Carneiro is planning for such a transition, with his company in the process of commissioning a full-size industrial MOE cell at its Woburn, Massachusetts headquarters. This could be ready as early as next month.

It follows a trial of a pilot cell at Brazil-based ferroniobium producer CBMM’s production plant in Araxá, Brazil, where the technology was able to use the same process to turn niobium ore into high-value ferroniobium-based products.

“We were able to prove out the process with CBMM on a smaller scale, which has given us the confidence to make a much bigger cell.”

The company plans to use this bigger cell and, through a subsidiary in Brazil, take advantage of other opportunities to extract value from mining waste using the MOE technology. This could see Boston Metal assemble a battery of MOE cells to manufacture some 5,000-10,000 t of high value-added metals.

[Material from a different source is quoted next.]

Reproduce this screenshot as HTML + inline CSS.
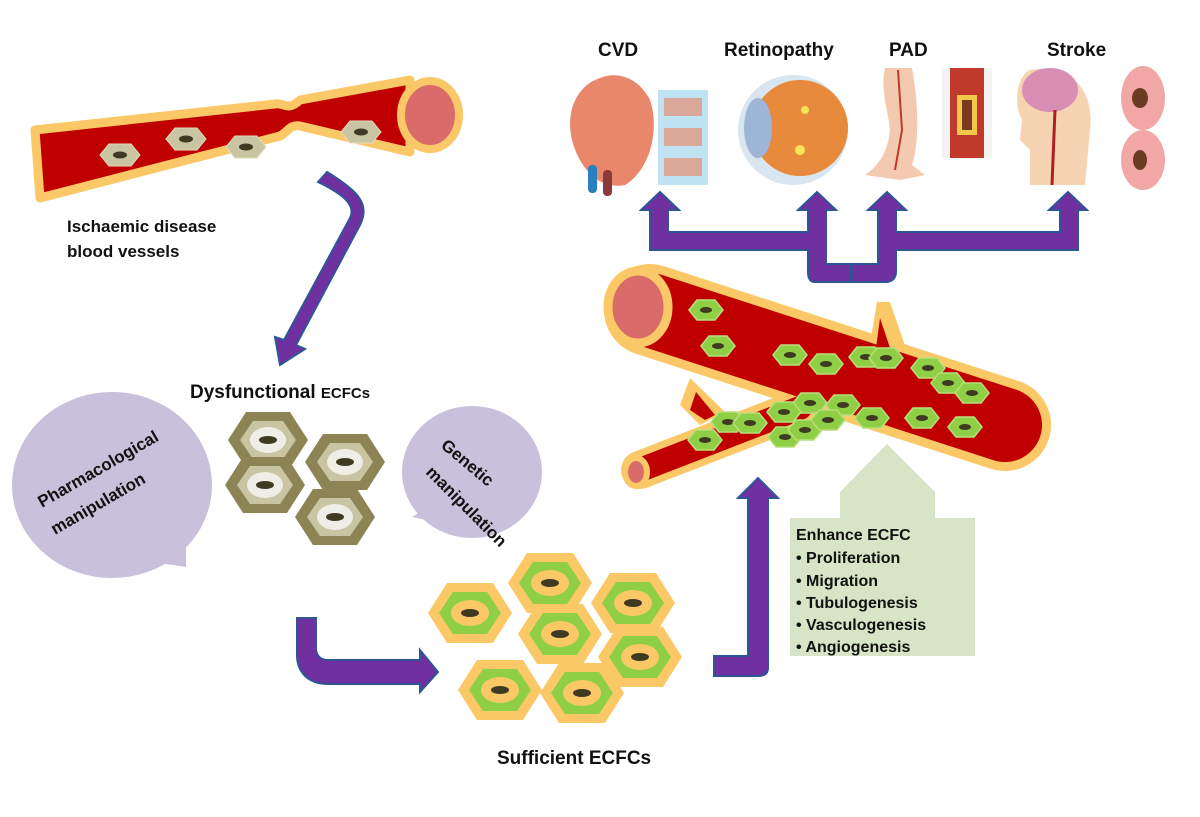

While this is deemed ‘pilot scale’ for steel producers, it is sizeable for those producing high value-added products such as niobium, vanadium, tantalum, chrome and others, Carneiro said. And the project will only aide the company’s steel-making ambitions.

“By developing the cell for these high value-added metals, we are finding lots of the answers for the steel-sized cells as well,” he said.

Such groundwork today is preparing the company for a time when steel-makers and iron ore miners have assessed the green electricity landscape and are ready to invest in such technology.

“All the leading steel-making companies have made pledges to be carbon neutral by the 2050s,” Carneiro said. “This means they need to phase out carbon reduction by the mid- to late-2030s. By this point in time, we will be ready to offer our solution on a commercial scale, allowing them to take advantage of the abundance of iron ores – low and high grade – around the world.”